All lines from the beginning of the listing through the line with "0.551, 0.502, 0.448, 0.396, 0.345, 0.286, 0.217, 0.146, 0.094]" are to be copied word for word; the pictures are not.

## Information provided
********************
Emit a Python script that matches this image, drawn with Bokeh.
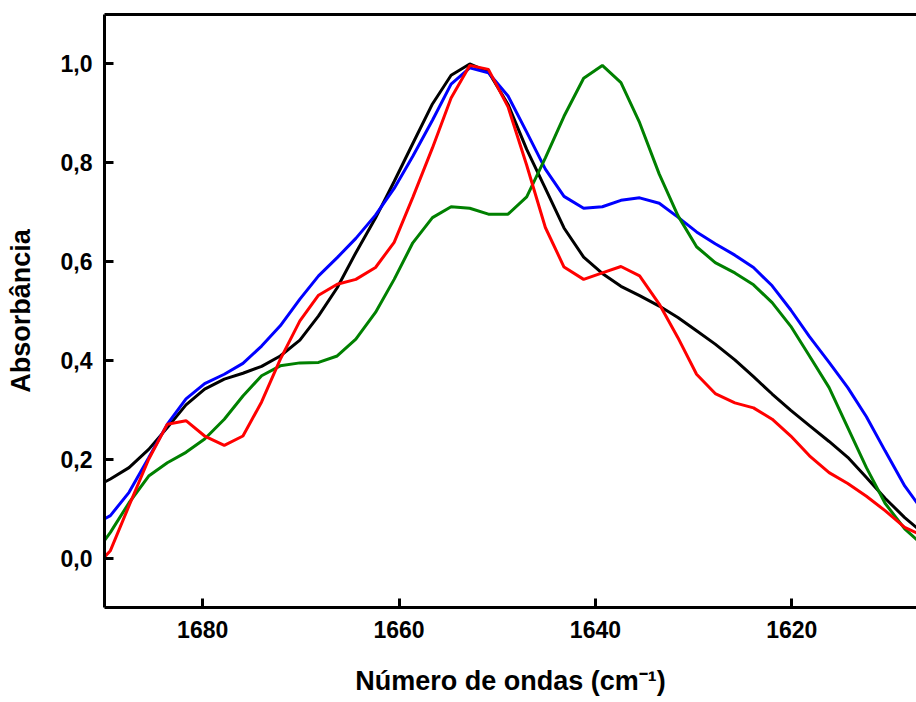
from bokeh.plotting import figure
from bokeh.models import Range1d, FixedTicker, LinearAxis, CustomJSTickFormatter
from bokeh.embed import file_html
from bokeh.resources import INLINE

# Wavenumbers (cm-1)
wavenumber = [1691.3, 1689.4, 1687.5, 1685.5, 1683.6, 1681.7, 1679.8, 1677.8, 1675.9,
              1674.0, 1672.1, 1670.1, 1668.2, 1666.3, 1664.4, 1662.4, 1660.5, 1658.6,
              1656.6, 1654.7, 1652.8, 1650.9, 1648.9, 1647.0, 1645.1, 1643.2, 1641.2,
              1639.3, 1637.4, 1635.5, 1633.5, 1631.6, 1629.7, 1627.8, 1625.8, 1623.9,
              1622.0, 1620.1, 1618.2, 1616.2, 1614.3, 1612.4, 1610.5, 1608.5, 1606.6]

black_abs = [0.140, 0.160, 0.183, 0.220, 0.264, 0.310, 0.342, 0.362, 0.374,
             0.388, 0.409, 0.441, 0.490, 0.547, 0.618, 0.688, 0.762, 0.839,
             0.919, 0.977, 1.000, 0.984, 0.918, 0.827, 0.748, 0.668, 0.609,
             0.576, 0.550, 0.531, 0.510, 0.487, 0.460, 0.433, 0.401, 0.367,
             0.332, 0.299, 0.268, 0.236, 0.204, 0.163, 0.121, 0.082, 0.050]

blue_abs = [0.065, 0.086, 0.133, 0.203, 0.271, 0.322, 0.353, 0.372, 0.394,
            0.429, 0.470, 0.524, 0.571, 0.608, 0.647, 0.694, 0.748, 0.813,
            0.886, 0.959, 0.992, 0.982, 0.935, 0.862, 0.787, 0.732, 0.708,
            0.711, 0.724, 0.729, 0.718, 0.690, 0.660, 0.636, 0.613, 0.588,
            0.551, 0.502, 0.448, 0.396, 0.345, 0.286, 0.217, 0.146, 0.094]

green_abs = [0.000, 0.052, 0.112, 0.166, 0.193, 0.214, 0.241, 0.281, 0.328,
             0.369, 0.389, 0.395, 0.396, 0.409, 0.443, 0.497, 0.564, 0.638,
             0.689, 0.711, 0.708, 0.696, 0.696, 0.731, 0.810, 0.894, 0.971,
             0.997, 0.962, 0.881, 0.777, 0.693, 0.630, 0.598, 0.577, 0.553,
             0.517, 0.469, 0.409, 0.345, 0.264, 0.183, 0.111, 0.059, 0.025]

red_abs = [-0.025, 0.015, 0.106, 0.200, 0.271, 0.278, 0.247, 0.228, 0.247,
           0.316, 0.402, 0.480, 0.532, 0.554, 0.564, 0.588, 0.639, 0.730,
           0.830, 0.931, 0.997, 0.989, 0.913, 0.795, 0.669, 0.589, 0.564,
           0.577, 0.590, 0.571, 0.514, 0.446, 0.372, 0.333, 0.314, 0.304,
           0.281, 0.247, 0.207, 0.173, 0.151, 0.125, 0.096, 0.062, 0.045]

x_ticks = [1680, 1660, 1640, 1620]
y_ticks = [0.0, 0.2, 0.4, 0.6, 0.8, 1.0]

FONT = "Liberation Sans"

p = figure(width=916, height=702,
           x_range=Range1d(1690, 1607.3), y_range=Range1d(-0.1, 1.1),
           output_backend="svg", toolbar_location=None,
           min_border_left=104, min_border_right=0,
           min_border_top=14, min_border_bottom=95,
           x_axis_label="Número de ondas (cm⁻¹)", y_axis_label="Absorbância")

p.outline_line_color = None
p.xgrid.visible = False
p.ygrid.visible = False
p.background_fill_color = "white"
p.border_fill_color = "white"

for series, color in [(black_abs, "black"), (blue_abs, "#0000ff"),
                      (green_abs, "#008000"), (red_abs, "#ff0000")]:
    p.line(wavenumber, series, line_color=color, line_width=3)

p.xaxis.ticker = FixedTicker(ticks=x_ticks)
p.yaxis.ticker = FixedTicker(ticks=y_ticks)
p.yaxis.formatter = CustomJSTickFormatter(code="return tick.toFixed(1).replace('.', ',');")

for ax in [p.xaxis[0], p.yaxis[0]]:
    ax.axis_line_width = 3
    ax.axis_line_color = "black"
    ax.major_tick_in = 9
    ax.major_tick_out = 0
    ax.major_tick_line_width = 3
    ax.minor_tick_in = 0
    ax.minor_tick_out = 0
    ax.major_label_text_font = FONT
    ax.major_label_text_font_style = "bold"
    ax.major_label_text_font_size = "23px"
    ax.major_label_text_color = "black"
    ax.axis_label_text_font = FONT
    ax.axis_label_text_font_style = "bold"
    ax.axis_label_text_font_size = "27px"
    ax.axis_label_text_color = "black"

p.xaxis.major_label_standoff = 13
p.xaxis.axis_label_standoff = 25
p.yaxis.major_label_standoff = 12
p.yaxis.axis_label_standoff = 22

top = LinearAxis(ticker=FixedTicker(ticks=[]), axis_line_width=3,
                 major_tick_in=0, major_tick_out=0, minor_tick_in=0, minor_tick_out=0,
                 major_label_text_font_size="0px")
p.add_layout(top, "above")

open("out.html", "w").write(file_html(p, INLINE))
********************
## Answer to this task
Emit a Python script that matches this image, drawn with Bokeh.
from bokeh.plotting import figure
from bokeh.models import Range1d, FixedTicker, LinearAxis, CustomJSTickFormatter
from bokeh.embed import file_html
from bokeh.resources import INLINE

# Wavenumbers (cm-1)
wavenumber = [1691.3, 1689.4, 1687.5, 1685.5, 1683.6, 1681.7, 1679.8, 1677.8, 1675.9,
              1674.0, 1672.1, 1670.1, 1668.2, 1666.3, 1664.4, 1662.4, 1660.5, 1658.6,
              1656.6, 1654.7, 1652.8, 1650.9, 1648.9, 1647.0, 1645.1, 1643.2, 1641.2,
              1639.3, 1637.4, 1635.5, 1633.5, 1631.6, 1629.7, 1627.8, 1625.8, 1623.9,
              1622.0, 1620.1, 1618.2, 1616.2, 1614.3, 1612.4, 1610.5, 1608.5, 1606.6]

black_abs = [0.140, 0.160, 0.183, 0.220, 0.264, 0.310, 0.342, 0.362, 0.374,
             0.388, 0.409, 0.441, 0.490, 0.547, 0.618, 0.688, 0.762, 0.839,
             0.919, 0.977, 1.000, 0.984, 0.918, 0.827, 0.748, 0.668, 0.609,
             0.576, 0.550, 0.531, 0.510, 0.487, 0.460, 0.433, 0.401, 0.367,
             0.332, 0.299, 0.268, 0.236, 0.204, 0.163, 0.121, 0.082, 0.050]

blue_abs = [0.065, 0.086, 0.133, 0.203, 0.271, 0.322, 0.353, 0.372, 0.394,
            0.429, 0.470, 0.524, 0.571, 0.608, 0.647, 0.694, 0.748, 0.813,
            0.886, 0.959, 0.992, 0.982, 0.935, 0.862, 0.787, 0.732, 0.708,
            0.711, 0.724, 0.729, 0.718, 0.690, 0.660, 0.636, 0.613, 0.588,
            0.551, 0.502, 0.448, 0.396, 0.345, 0.286, 0.217, 0.146, 0.094]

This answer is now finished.